A high school vocational center focused on technology is hosting an open house for the community this week — and marking a decade of serving the area.

The Muskegon Area Career Tech Center in Muskegon, or MACTC, is celebrating its 10th anniversary by inviting the community to explore the nearly 73,000-square-foot facility during an open house this Thursday from 5-7 p.m., at 200 Harvey St.

The event

Stephanie Hoekenga, student outreach and resource specialist at MACTC, said the center conducts an open house every year to show the public what their tax dollars are supporting and to give students a chance to learn more about the available programming.

“It is an opportunity to inform the public about what really goes on here. It is not the vocational center of 50 years ago, our students are working in high-tech labs,” said Hoekenga. “It is kind of a celebration of how we have grown and have been supporting the community.”

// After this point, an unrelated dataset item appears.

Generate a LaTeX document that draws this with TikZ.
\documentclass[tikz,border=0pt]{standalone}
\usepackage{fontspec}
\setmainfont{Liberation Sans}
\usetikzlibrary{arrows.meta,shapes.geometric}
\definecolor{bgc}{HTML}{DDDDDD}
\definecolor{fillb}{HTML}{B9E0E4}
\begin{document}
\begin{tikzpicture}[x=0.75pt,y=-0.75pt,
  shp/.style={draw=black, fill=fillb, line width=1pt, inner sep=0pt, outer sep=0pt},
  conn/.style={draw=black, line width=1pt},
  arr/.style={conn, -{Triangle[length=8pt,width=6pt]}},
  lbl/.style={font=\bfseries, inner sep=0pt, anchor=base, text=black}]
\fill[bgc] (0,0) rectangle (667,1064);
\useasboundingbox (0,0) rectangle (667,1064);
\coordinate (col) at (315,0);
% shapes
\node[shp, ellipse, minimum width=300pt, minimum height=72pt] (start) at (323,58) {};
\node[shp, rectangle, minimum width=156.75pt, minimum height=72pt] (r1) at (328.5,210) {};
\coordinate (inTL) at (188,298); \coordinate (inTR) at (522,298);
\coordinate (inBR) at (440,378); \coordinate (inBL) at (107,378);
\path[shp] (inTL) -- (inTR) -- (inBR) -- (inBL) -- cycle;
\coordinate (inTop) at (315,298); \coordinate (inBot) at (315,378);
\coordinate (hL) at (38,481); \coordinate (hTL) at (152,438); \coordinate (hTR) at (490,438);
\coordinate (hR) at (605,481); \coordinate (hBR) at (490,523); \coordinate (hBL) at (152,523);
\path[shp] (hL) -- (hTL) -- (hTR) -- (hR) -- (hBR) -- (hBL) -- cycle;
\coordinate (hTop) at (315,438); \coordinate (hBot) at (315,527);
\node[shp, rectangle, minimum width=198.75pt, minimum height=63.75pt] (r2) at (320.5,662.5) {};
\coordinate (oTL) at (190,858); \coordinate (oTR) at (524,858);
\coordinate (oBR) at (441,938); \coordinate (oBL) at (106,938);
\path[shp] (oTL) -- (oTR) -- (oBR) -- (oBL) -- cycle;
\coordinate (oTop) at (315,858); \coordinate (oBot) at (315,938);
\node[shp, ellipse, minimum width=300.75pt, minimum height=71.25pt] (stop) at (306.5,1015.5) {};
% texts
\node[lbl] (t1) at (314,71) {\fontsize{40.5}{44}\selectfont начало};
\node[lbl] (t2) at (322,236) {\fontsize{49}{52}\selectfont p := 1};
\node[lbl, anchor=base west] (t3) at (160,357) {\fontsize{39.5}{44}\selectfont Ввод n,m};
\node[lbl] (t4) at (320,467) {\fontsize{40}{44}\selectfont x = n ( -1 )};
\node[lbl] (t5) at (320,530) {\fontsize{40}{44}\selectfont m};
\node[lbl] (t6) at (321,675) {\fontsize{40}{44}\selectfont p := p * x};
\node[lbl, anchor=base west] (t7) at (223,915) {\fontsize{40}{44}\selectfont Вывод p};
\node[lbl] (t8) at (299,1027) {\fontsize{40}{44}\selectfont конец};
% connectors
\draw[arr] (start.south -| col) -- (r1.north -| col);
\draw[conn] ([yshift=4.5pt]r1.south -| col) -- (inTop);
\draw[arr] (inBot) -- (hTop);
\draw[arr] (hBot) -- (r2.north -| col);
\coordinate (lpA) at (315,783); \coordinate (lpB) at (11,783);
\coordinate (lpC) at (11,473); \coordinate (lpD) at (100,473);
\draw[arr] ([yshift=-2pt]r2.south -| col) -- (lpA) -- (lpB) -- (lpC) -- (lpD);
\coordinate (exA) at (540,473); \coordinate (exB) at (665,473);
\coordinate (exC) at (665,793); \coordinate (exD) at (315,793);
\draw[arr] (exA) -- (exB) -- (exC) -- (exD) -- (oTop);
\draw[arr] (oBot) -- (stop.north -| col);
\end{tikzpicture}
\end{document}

During the open house the public will be able to tour the technical education classrooms and labs, view student-designed projects on display, and travel to a nearby site at 2476 Chestnut Trail to view the progress of a student-built home.

Students and staff from the different programs offered by the MACTC will be present during the open house, and representatives from local colleges, universities, trade schools and the military will be on-site as well. The event also will have refreshments, samples of a recipe featured at “Chef Prize,” and giveaway prizes.

Vocational center

The MACTC offers 16 programs to high school juniors and seniors in the Muskegon area in a variety of disciplines. Some of the classes include allied health technology, auto service technology, business careers, catering and culinary management, computer-aided design, construction trades, criminal justice, graphic production technologies and welding technology.

Although some students from the MACTC continue their education outside of the region, Hoekenga said a number of students are now working and serving at organizations in the Muskegon area.

“We are a great feeder for so many businesses in town. It is great for our local economy as well as for the students,” said Hoekenga. “It is a nice bridge between high school and college; they get the independence and confidence they need to go out into the world and be ready.”

The career and technical education center originally opened in 2005 after voters in Muskegon County passed a vocational millage in 2002 supporting the creation of the MACTC and through a partnership with Muskegon Community College. The MACTC now serves more than 800 high school students each day.